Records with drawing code
------------------------------------------------------------
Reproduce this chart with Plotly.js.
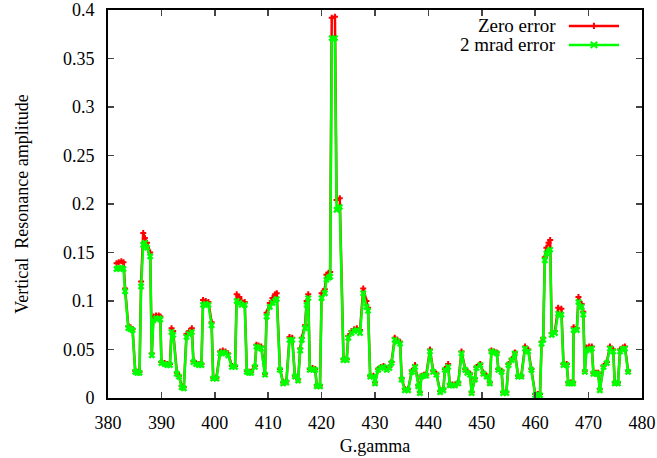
<!DOCTYPE html>
<html><head><meta charset="utf-8">
<script src="https://cdn.plot.ly/plotly-3.0.1.min.js"></script>
<style>html,body{margin:0;padding:0;background:#fff}#chart{width:657px;height:458px}</style>
</head><body><div id="chart"></div>
<script>
const ggamma = [381.6,382.0,382.5,382.9,383.2,383.8,384.2,384.6,385.1,385.5,
385.9,386.2,386.6,386.9,387.3,387.9,388.2,388.5,389.0,389.5,
389.8,390.0,390.6,391.1,391.6,391.9,392.2,392.9,393.3,393.8,
394.2,394.7,395.2,395.7,396.0,396.5,397.0,397.5,397.8,398.3,
398.8,399.4,399.7,400.3,401.0,401.5,402.0,402.5,403.2,403.8,
404.1,404.6,405.0,405.6,406.0,406.4,406.8,407.5,407.8,408.2,
408.7,409.4,409.7,410.3,410.8,411.3,411.6,412.2,412.8,413.4,
414.0,414.5,415.0,415.6,416.0,416.3,416.9,417.2,417.5,417.8,
418.3,418.8,419.1,419.7,420.0,420.6,420.9,421.3,421.6,421.9,
422.5,422.8,423.4,424.1,424.7,425.0,425.6,426.1,426.6,427.2,
427.8,428.4,428.7,429.1,429.7,430.0,430.6,431.1,431.6,432.2,
432.7,433.1,433.7,434.2,434.7,435.0,435.6,436.2,436.9,437.5,
438.1,438.4,438.7,439.2,439.6,440.3,440.9,441.5,442.2,442.8,
443.1,443.7,444.0,444.5,445.0,445.6,446.2,446.9,447.3,447.8,
448.1,448.7,449.0,449.7,450.3,450.9,451.5,451.8,452.3,452.8,
453.1,453.7,454.0,454.6,455.0,455.6,456.2,456.8,457.4,458.1,
458.7,459.3,460.0,460.5,460.9,461.2,461.5,461.8,462.1,462.5,
462.8,463.1,463.7,464.3,464.9,465.3,465.9,466.2,466.7,467.1,
467.2,467.8,468.1,468.7,469.0,469.3,469.6,470.1,470.6,470.9,
471.4,471.8,472.1,472.8,473.4,474.0,474.6,474.9,475.5,475.9,
476.4,476.8,477.4];

const zeroError = [.139,.140,.141,.140,.113,.074,.073,.071,.028,.027,
.027,.120,.170,.165,.160,.150,.046,.084,.085,.085,
.084,.037,.036,.035,.035,.072,.069,.026,.023,.012,
.011,.066,.069,.072,.038,.036,.035,.035,.101,.100,
.099,.078,.021,.021,.048,.049,.048,.046,.033,.033,
.107,.104,.100,.099,.028,.027,.027,.033,.055,.054,
.053,.025,.088,.098,.103,.107,.108,.030,.016,.017,
.063,.062,.023,.019,.051,.062,.075,.100,.107,.030,
.031,.030,.013,.013,.108,.112,.127,.129,.130,.392,
.393,.204,.206,.040,.040,.064,.069,.071,.072,.070,
.113,.100,.093,.023,.023,.016,.030,.032,.033,.030,
.032,.037,.062,.060,.058,.020,.009,.009,.028,.034,
.013,.006,.023,.024,.024,.050,.028,.025,.007,.009,
.030,.035,.014,.014,.014,.016,.048,.030,.027,.025,
.006,.020,.032,.035,.026,.023,.016,.049,.048,.047,
.030,.028,.006,.006,.035,.040,.047,.023,.023,.053,
.050,.030,.004,.004,.004,.058,.062,.145,.155,.160,
.163,.067,.069,.093,.092,.035,.035,.016,.016,.016,
.073,.072,.104,.097,.089,.028,.052,.053,.053,.026,
.026,.026,.009,.033,.037,.053,.050,.016,.016,.050,
.052,.053,.028];

const mrad2Error = [.133,.134,.134,.133,.110,.072,.071,.070,.027,.026,
.026,.115,.158,.160,.155,.146,.044,.080,.082,.082,
.081,.036,.035,.034,.034,.068,.065,.025,.022,.011,
.010,.063,.066,.068,.037,.035,.034,.034,.096,.097,
.096,.075,.020,.020,.046,.047,.046,.044,.032,.032,
.100,.098,.096,.096,.027,.026,.026,.032,.053,.052,
.051,.024,.084,.094,.098,.100,.102,.029,.015,.016,
.060,.060,.022,.018,.049,.060,.072,.096,.103,.029,
.030,.029,.012,.012,.103,.108,.122,.124,.125,.371,
.371,.194,.197,.039,.039,.062,.067,.069,.070,.067,
.108,.094,.090,.022,.022,.015,.029,.031,.032,.029,
.031,.036,.060,.058,.056,.019,.008,.008,.027,.032,
.012,.005,.022,.023,.023,.048,.027,.024,.006,.008,
.029,.032,.013,.013,.013,.015,.046,.029,.026,.024,
.005,.019,.031,.034,.025,.022,.015,.048,.047,.046,
.029,.027,.005,.005,.034,.039,.046,.022,.022,.051,
.048,.029,.003,.003,.003,.056,.060,.142,.149,.151,
.153,.065,.067,.087,.086,.034,.034,.015,.015,.015,
.070,.070,.099,.094,.086,.027,.049,.050,.051,.025,
.025,.025,.008,.032,.036,.051,.048,.015,.015,.048,
.050,.051,.027];

const seriesNames = ['Zero error', '2 mrad error'];
const seriesColors = ['#ff0000', '#00ff00'];

const FONT = 'Liberation Serif, Times New Roman, serif';

const traces = [
  {x: ggamma, y: zeroError, name: seriesNames[0], type: 'scatter', mode: 'lines+markers',
   line: {color: seriesColors[0], width: 2.5}, marker: {symbol: 'cross', size: 5, color: seriesColors[0]}},
  {x: ggamma, y: mrad2Error, name: seriesNames[1], type: 'scatter', mode: 'lines+markers',
   line: {color: seriesColors[1], width: 2.5}, marker: {symbol: 'x', size: 6, color: seriesColors[1]}}
];

// legend drawn gnuplot-style (text left, sample right)
const legY = [0.959, 0.910];
const lx0 = 0.863, lx1 = 0.957, lmx = 0.910;
const shapes = [], annotations = [];
for (let i = 0; i < 2; i++) {
  annotations.push({xref: 'paper', yref: 'paper', x: 0.843, y: legY[i], xanchor: 'right', yanchor: 'middle',
    text: seriesNames[i], showarrow: false, font: {family: FONT, size: 19, color: '#000'}});
  shapes.push({type: 'line', xref: 'paper', yref: 'paper', x0: lx0, x1: lx1, y0: legY[i], y1: legY[i],
    line: {color: seriesColors[i], width: 2.5}});
  const dx = 0.006, dy = 0.008;
  const path = i === 0
    ? `M${lmx-dx},${legY[i]} L${lmx+dx},${legY[i]} M${lmx},${legY[i]-dy} L${lmx},${legY[i]+dy}`
    : `M${lmx-dx},${legY[i]-dy} L${lmx+dx},${legY[i]+dy} M${lmx-dx},${legY[i]+dy} L${lmx+dx},${legY[i]-dy}`;
  shapes.push({type: 'path', xref: 'paper', yref: 'paper', path: path, line: {color: seriesColors[i], width: 2}});
}

const layout = {
  width: 657, height: 458,
  margin: {l: 108, r: 15, t: 10, b: 60},
  paper_bgcolor: '#fff', plot_bgcolor: '#fff',
  showlegend: false,
  font: {family: FONT, size: 18, color: '#000'},
  xaxis: {range: [380, 480], dtick: 10, tick0: 380, ticks: 'inside', ticklen: 6, tickwidth: 1.5,
    showline: true, linewidth: 2, linecolor: '#000', mirror: 'ticks', showgrid: false, zeroline: false,
    ticklabelstandoff: 7,
    title: {text: 'G.gamma', font: {family: FONT, size: 18}, standoff: 8}},
  yaxis: {range: [0, 0.4], dtick: 0.05, tick0: 0, ticks: 'inside', ticklen: 6, tickwidth: 1.5,
    showline: true, linewidth: 2, linecolor: '#000', mirror: 'ticks', showgrid: false, zeroline: false,
    ticklabelstandoff: 8,
    title: {text: 'Vertical\u00a0 Resonance amplitude', font: {family: FONT, size: 18}, standoff: 30}},
  shapes: shapes,
  annotations: annotations
};

Plotly.newPlot('chart', traces, layout, {displayModeBar: false, staticPlot: true});
</script>
</body></html>
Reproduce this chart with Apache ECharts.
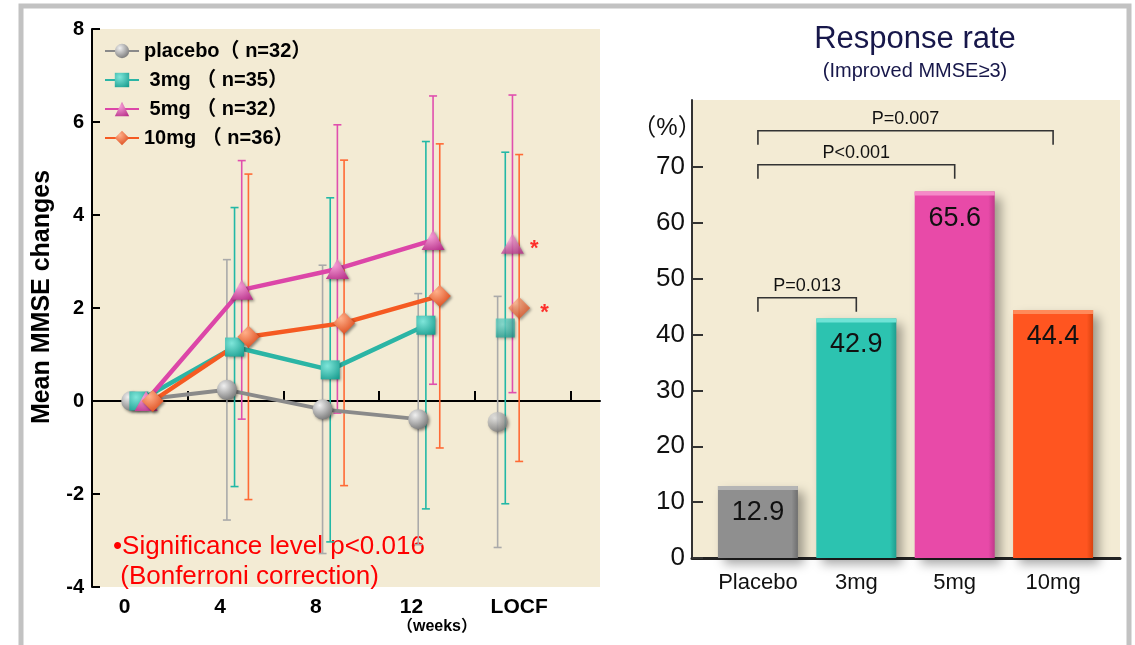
------------------------------------------------------------
Exercise description: Repeat exactly the lines from the first line of the records above through the line containing "476.4,476.8,477.4];", both included. Leave out the pictures.

Right answer:
Reproduce this chart with Plotly.js.
<!DOCTYPE html>
<html><head><meta charset="utf-8">
<script src="https://cdn.plot.ly/plotly-3.0.1.min.js"></script>
<style>html,body{margin:0;padding:0;background:#fff}#chart{width:657px;height:458px}</style>
</head><body><div id="chart"></div>
<script>
const ggamma = [381.6,382.0,382.5,382.9,383.2,383.8,384.2,384.6,385.1,385.5,
385.9,386.2,386.6,386.9,387.3,387.9,388.2,388.5,389.0,389.5,
389.8,390.0,390.6,391.1,391.6,391.9,392.2,392.9,393.3,393.8,
394.2,394.7,395.2,395.7,396.0,396.5,397.0,397.5,397.8,398.3,
398.8,399.4,399.7,400.3,401.0,401.5,402.0,402.5,403.2,403.8,
404.1,404.6,405.0,405.6,406.0,406.4,406.8,407.5,407.8,408.2,
408.7,409.4,409.7,410.3,410.8,411.3,411.6,412.2,412.8,413.4,
414.0,414.5,415.0,415.6,416.0,416.3,416.9,417.2,417.5,417.8,
418.3,418.8,419.1,419.7,420.0,420.6,420.9,421.3,421.6,421.9,
422.5,422.8,423.4,424.1,424.7,425.0,425.6,426.1,426.6,427.2,
427.8,428.4,428.7,429.1,429.7,430.0,430.6,431.1,431.6,432.2,
432.7,433.1,433.7,434.2,434.7,435.0,435.6,436.2,436.9,437.5,
438.1,438.4,438.7,439.2,439.6,440.3,440.9,441.5,442.2,442.8,
443.1,443.7,444.0,444.5,445.0,445.6,446.2,446.9,447.3,447.8,
448.1,448.7,449.0,449.7,450.3,450.9,451.5,451.8,452.3,452.8,
453.1,453.7,454.0,454.6,455.0,455.6,456.2,456.8,457.4,458.1,
458.7,459.3,460.0,460.5,460.9,461.2,461.5,461.8,462.1,462.5,
462.8,463.1,463.7,464.3,464.9,465.3,465.9,466.2,466.7,467.1,
467.2,467.8,468.1,468.7,469.0,469.3,469.6,470.1,470.6,470.9,
471.4,471.8,472.1,472.8,473.4,474.0,474.6,474.9,475.5,475.9,
476.4,476.8,477.4];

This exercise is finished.